If anything is ridiculous, it's the much-touted Brazilian bikini wax. The Brazilian, as it's called socially, is a modern torture that entails removing nearly all the pubic hair. What cannot be removed by swaths of hot wax is meticulously yanked, one by one, with tweezers and a magnifying glass. Only a decorative patch of hair remains at front. One can choose the shape and design of this neatly trimmed acreage. Popular templates include the triangle pointing down, the landing strip, the whimsical heart or an arrow for those with poor sensory navigation.

"You have to get a Brazilian," my friend said during yoga class. "It will make you feel supple."

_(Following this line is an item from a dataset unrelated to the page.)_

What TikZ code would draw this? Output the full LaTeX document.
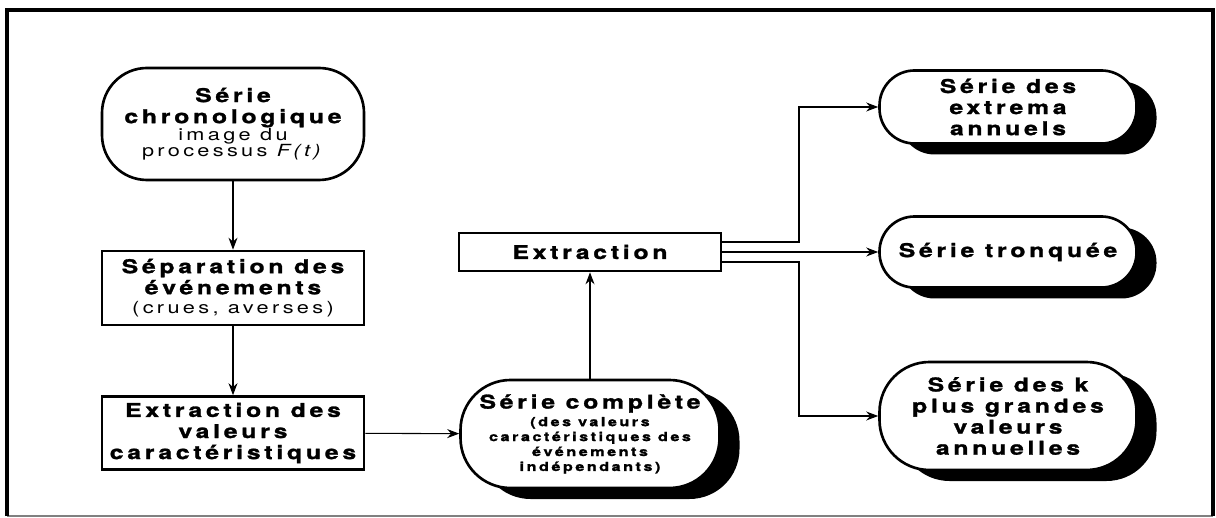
\documentclass[tikz,border=0pt]{standalone}
\usepackage{fontspec}
\setmainfont{TeX Gyre Heros}
\newfontfamily\boxfont[FakeStretch=1.3,LetterSpace=20,BoldFeatures={FakeBold=1.5}]{TeX Gyre Heros}
\newcommand\subtxt{\mdseries\fontsize{9.5}{12}\selectfont}
\newcommand\smalltxt{\fontsize{7.1}{9}\selectfont}
\usetikzlibrary{arrows.meta}

\begin{document}
\begin{tikzpicture}[x=0.2mm, y=-0.2mm,
        box/.style={draw, fill=white, line width=1.5pt, align=center, inner sep=0pt,
            minimum width=52.4mm, font=\boxfont\bfseries\fontsize{10.8}{12}\selectfont},
        oval/.style={box, rounded corners=7mm},
        shadowed/.style={preaction={draw=none, fill=black, transform canvas={shift={(4mm,-2.2mm)}}}},
        arr/.style={-{Stealth[length=2.4mm,width=1.8mm]}, line width=0.6pt}]
    \useasboundingbox (0,0) rectangle (1216,518);

    % Frame
    \draw[gray, line width=0.8pt] (7,516) -- (1213,516);
    \draw[line width=1.8pt] (7,516) -- (7,10) -- (1213,10) -- (1213,516);

    % Left column
    \node[oval, rounded corners=9mm, minimum height=22.4mm] (chrono) at (233,124)
        {Série\\chronologique\\[-2pt]\subtxt image du\\[-3pt]\subtxt processus \textit{F(t)}};
    \node[box, minimum height=14.8mm] (separ) at (233,288)
        {Séparation des\\événements\\[-1pt]\subtxt (crues, averses)};
    \node[box, minimum height=14.6mm] (valeurs) at (233,433)
        {Extraction des\\valeurs\\caractéristiques};

    % Middle column
    \node[oval, shadowed, rounded corners=10mm, minimum width=51.8mm, minimum height=21.6mm] (complete) at (590,434)
        {Série complète\\[-2pt]\smalltxt (des valeurs\\[-3.5pt]\smalltxt caractéristiques des\\[-3.5pt]
         \smalltxt événements\\[-3.5pt]\smalltxt indépendants)};
    \node[box, minimum height=7.6mm] (extraction) at (590,252) {Extraction};

    % Right column
    \node[oval, shadowed, minimum width=51.4mm, minimum height=14.6mm] (extrema) at (1008,107)
        {Série des\\extrema\\annuels};
    \node[oval, shadowed, minimum width=51.4mm, minimum height=14.2mm] (tronquee) at (1008,252)
        {Série tronquée};
    \node[oval, shadowed, rounded corners=10mm, minimum width=51.4mm, minimum height=21.6mm] (kplus) at (1008,416)
        {Série des k\\plus grandes\\valeurs\\annuelles};
    \coordinate (fork) at (799,252);

    % Connectors
    \draw[arr] (chrono) -- (separ);
    \draw[arr] (separ) -- (valeurs);
    \draw[arr] (valeurs) -- (complete);
    \draw[arr] (complete) -- (extraction);
    \draw[arr] ([yshift=2mm]extraction.east) -| (fork |- extrema) -- (extrema);
    \draw[arr] (extraction) -- (tronquee);
    \draw[arr] ([yshift=-2mm]extraction.east) -| (fork |- kplus) -- (kplus);
\end{tikzpicture}
\end{document}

"You do it once a month," another friend explained, "and if you're lucky, you won't break out completely like I did."

"It's totally worth the pain." Oh sure, I'd heard that one before.

I announced my unsolicited decision one night with no preamble at all. "I'm NOT getting a Brazilian."

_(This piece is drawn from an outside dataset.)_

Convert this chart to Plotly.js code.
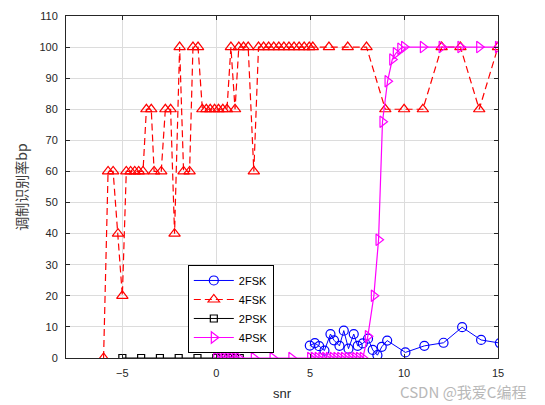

My husband did not look up from his tablet.

"I already have too much personal maintenance," I rambled on. "I have no interest in exposing my genitals to the open air."

His head popped up. I had his attention. "What are we talking about?"

"Brazilian bikini waxing. It's when they rip all the hair off, leaving you naked as a baby."

His eyes began to glow.

Hours of intense Internet research had unearthed a photograph which I'd downloaded and printed for this very moment. I held it out to him like a sacred offering. "This is what it looks like afterwards," I said.

"Hmmm." He turned the photo this way and that.

I plopped into a chair opposite him, armed with a sure challenge: "There's a New Year's special at the waxing salon. Two for one."

He looked at the picture again.

"What do you think? How does that look now?"

He dropped the photo on the table. "It looks like she needs grout."

What's next, I wonder? Foot binding? I can hear the lying already: "It barely hurts at all."